- [What is being asked]:
Copy the data below exactly, omitting any picture it contains.

- [Dataset content]:
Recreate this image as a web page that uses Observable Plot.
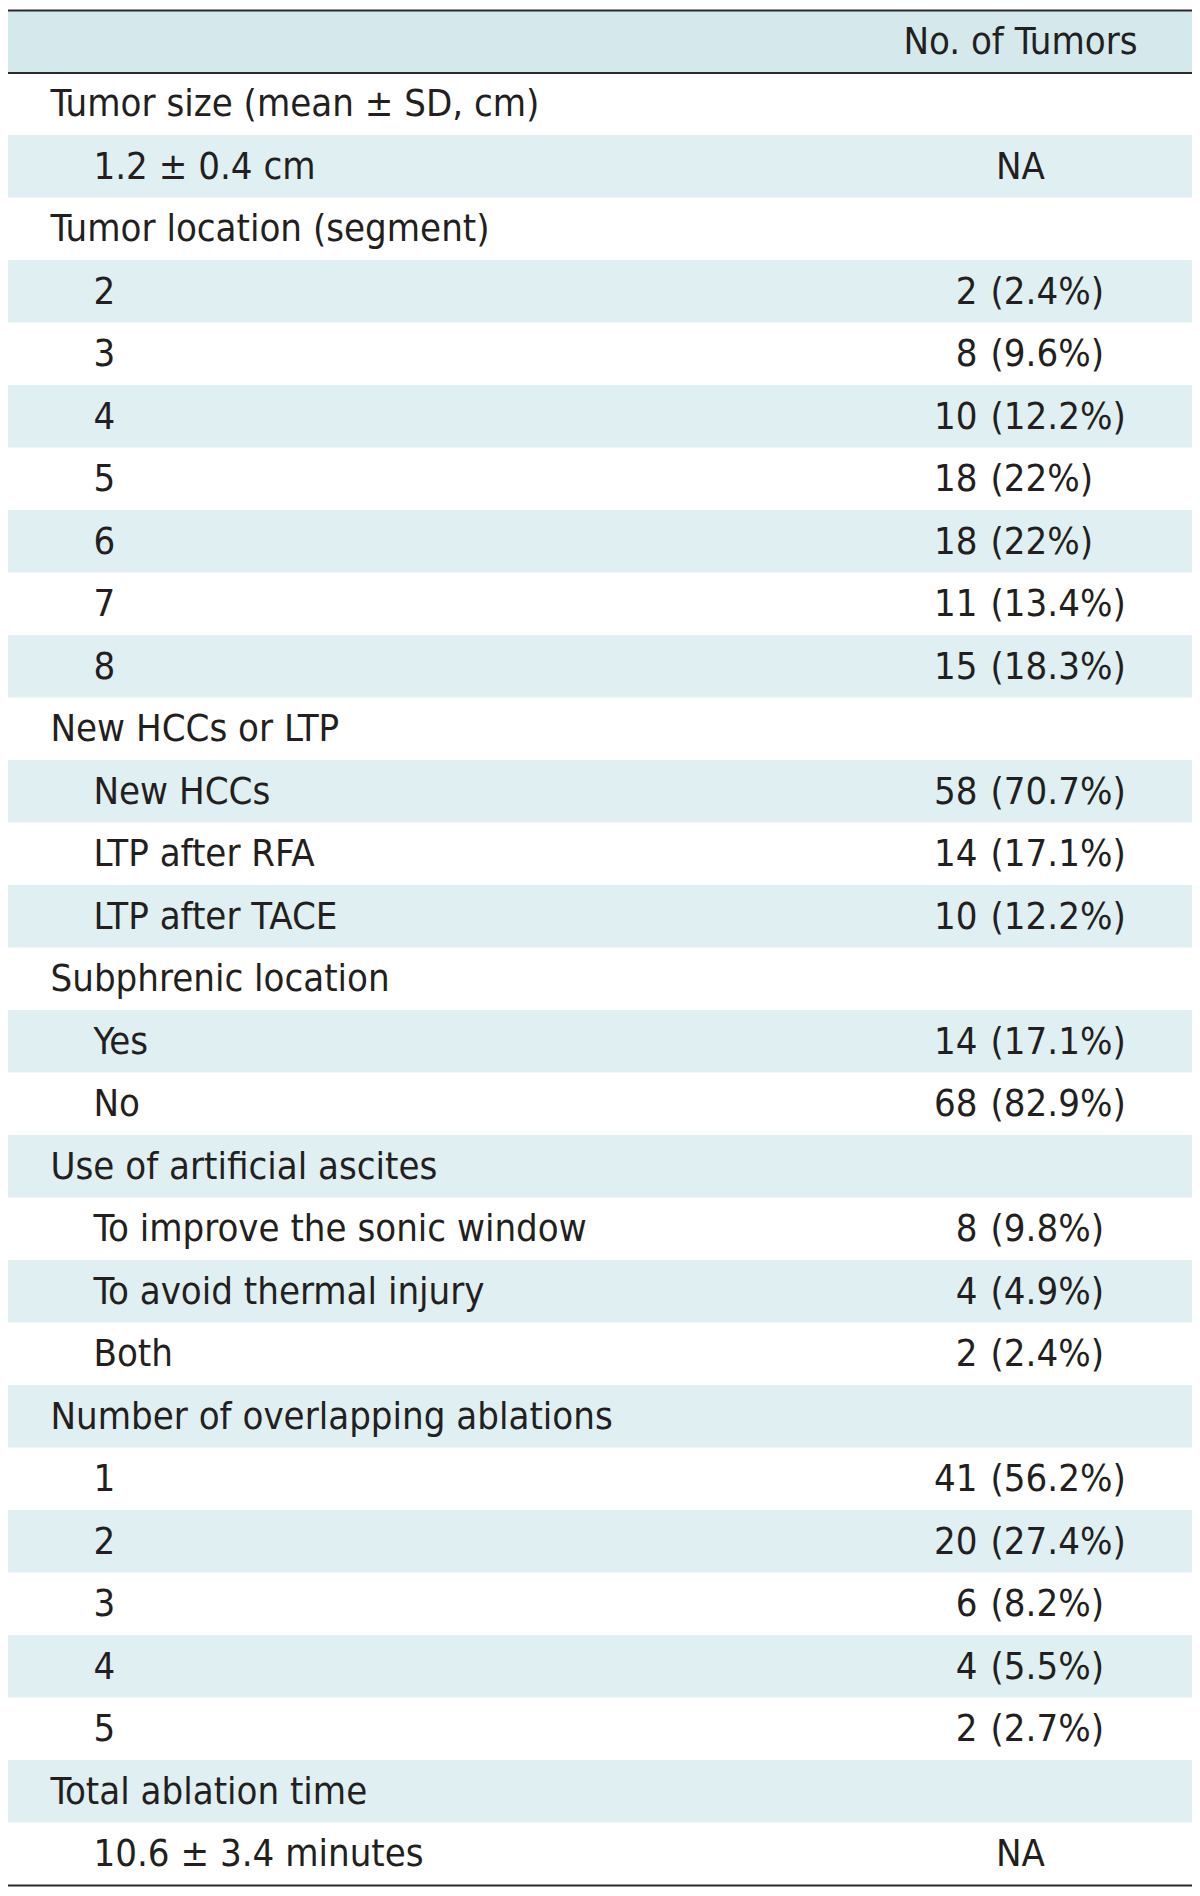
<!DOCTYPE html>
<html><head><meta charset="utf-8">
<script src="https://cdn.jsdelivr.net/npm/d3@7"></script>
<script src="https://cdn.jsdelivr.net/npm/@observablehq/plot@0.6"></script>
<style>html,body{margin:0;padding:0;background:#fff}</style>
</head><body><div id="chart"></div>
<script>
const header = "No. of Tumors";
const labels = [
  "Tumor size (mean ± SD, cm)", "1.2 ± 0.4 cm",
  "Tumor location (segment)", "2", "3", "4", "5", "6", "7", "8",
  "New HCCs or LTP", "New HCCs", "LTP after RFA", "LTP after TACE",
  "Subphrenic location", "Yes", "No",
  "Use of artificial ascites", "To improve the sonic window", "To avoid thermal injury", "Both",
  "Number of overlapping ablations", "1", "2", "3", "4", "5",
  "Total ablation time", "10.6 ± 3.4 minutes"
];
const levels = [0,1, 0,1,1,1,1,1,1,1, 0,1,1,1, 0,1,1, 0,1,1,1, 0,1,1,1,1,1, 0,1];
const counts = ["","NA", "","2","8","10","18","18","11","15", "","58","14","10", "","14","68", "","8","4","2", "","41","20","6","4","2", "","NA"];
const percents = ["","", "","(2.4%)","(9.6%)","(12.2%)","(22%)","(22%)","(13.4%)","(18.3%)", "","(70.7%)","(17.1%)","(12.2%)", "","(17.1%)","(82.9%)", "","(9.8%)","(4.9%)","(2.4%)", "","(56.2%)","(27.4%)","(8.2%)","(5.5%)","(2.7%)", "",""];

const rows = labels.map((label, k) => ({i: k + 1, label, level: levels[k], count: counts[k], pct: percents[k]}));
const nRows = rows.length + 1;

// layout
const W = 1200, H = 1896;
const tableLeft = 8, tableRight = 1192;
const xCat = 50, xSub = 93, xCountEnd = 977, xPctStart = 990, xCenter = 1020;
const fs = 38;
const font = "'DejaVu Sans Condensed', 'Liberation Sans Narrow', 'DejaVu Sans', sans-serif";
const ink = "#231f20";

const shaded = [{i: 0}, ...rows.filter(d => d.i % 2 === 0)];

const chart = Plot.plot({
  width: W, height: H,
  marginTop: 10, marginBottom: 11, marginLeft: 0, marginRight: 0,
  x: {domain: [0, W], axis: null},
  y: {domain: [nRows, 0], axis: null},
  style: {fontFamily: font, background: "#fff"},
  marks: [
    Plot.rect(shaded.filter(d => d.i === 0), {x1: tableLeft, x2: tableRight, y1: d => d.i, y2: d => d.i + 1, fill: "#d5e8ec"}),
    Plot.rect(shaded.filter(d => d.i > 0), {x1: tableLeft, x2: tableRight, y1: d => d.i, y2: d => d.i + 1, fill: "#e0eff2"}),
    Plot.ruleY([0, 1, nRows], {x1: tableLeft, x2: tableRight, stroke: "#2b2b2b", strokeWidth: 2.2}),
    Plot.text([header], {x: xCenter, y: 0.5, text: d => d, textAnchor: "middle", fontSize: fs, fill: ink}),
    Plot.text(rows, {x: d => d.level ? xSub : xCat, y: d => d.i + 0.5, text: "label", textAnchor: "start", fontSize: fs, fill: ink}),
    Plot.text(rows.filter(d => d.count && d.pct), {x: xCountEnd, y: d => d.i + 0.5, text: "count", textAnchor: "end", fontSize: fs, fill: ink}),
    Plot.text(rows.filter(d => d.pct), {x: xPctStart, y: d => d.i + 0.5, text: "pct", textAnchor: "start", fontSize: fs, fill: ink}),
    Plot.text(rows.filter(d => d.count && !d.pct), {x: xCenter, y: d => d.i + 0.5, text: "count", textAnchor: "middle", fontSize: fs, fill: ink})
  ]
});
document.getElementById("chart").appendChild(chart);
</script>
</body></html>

- [Right answer]:
Recreate this image as a web page that uses Observable Plot.
<!DOCTYPE html>
<html><head><meta charset="utf-8">
<script src="https://cdn.jsdelivr.net/npm/d3@7"></script>
<script src="https://cdn.jsdelivr.net/npm/@observablehq/plot@0.6"></script>
<style>html,body{margin:0;padding:0;background:#fff}</style>
</head><body><div id="chart"></div>
<script>
const header = "No. of Tumors";
const labels = [
  "Tumor size (mean ± SD, cm)", "1.2 ± 0.4 cm",
  "Tumor location (segment)", "2", "3", "4", "5", "6", "7", "8",
  "New HCCs or LTP", "New HCCs", "LTP after RFA", "LTP after TACE",
  "Subphrenic location", "Yes", "No",
  "Use of artificial ascites", "To improve the sonic window", "To avoid thermal injury", "Both",
  "Number of overlapping ablations", "1", "2", "3", "4", "5",
  "Total ablation time", "10.6 ± 3.4 minutes"
];
const levels = [0,1, 0,1,1,1,1,1,1,1, 0,1,1,1, 0,1,1, 0,1,1,1, 0,1,1,1,1,1, 0,1];
const counts = ["","NA", "","2","8","10","18","18","11","15", "","58","14","10", "","14","68", "","8","4","2", "","41","20","6","4","2", "","NA"];
const percents = ["","", "","(2.4%)","(9.6%)","(12.2%)","(22%)","(22%)","(13.4%)","(18.3%)", "","(70.7%)","(17.1%)","(12.2%)", "","(17.1%)","(82.9%)", "","(9.8%)","(4.9%)","(2.4%)", "","(56.2%)","(27.4%)","(8.2%)","(5.5%)","(2.7%)", "",""];

const rows = labels.map((label, k) => ({i: k + 1, label, level: levels[k], count: counts[k], pct: percents[k]}));
const nRows = rows.length + 1;

// layout
const W = 1200, H = 1896;
const tableLeft = 8, tableRight = 1192;
const xCat = 50, xSub = 93, xCountEnd = 977, xPctStart = 990, xCenter = 1020;
const fs = 38;
const font = "'DejaVu Sans Condensed', 'Liberation Sans Narrow', 'DejaVu Sans', sans-serif";
const ink = "#231f20";

const shaded = [{i: 0}, ...rows.filter(d => d.i % 2 === 0)];

const chart = Plot.plot({
  width: W, height: H,
  marginTop: 10, marginBottom: 11, marginLeft: 0, marginRight: 0,
  x: {domain: [0, W], axis: null},
  y: {domain: [nRows, 0], axis: null},
  style: {fontFamily: font, background: "#fff"},
  marks: [
    Plot.rect(shaded.filter(d => d.i === 0), {x1: tableLeft, x2: tableRight, y1: d => d.i, y2: d => d.i + 1, fill: "#d5e8ec"}),
    Plot.rect(shaded.filter(d => d.i > 0), {x1: tableLeft, x2: tableRight, y1: d => d.i, y2: d => d.i + 1, fill: "#e0eff2"}),
    Plot.ruleY([0, 1, nRows], {x1: tableLeft, x2: tableRight, stroke: "#2b2b2b", strokeWidth: 2.2}),
    Plot.text([header], {x: xCenter, y: 0.5, text: d => d, textAnchor: "middle", fontSize: fs, fill: ink}),
    Plot.text(rows, {x: d => d.level ? xSub : xCat, y: d => d.i + 0.5, text: "label", textAnchor: "start", fontSize: fs, fill: ink}),
    Plot.text(rows.filter(d => d.count && d.pct), {x: xCountEnd, y: d => d.i + 0.5, text: "count", textAnchor: "end", fontSize: fs, fill: ink}),
    Plot.text(rows.filter(d => d.pct), {x: xPctStart, y: d => d.i + 0.5, text: "pct", textAnchor: "start", fontSize: fs, fill: ink}),
    Plot.text(rows.filter(d => d.count && !d.pct), {x: xCenter, y: d => d.i + 0.5, text: "count", textAnchor: "middle", fontSize: fs, fill: ink})
  ]
});
document.getElementById("chart").appendChild(chart);
</script>
</body></html>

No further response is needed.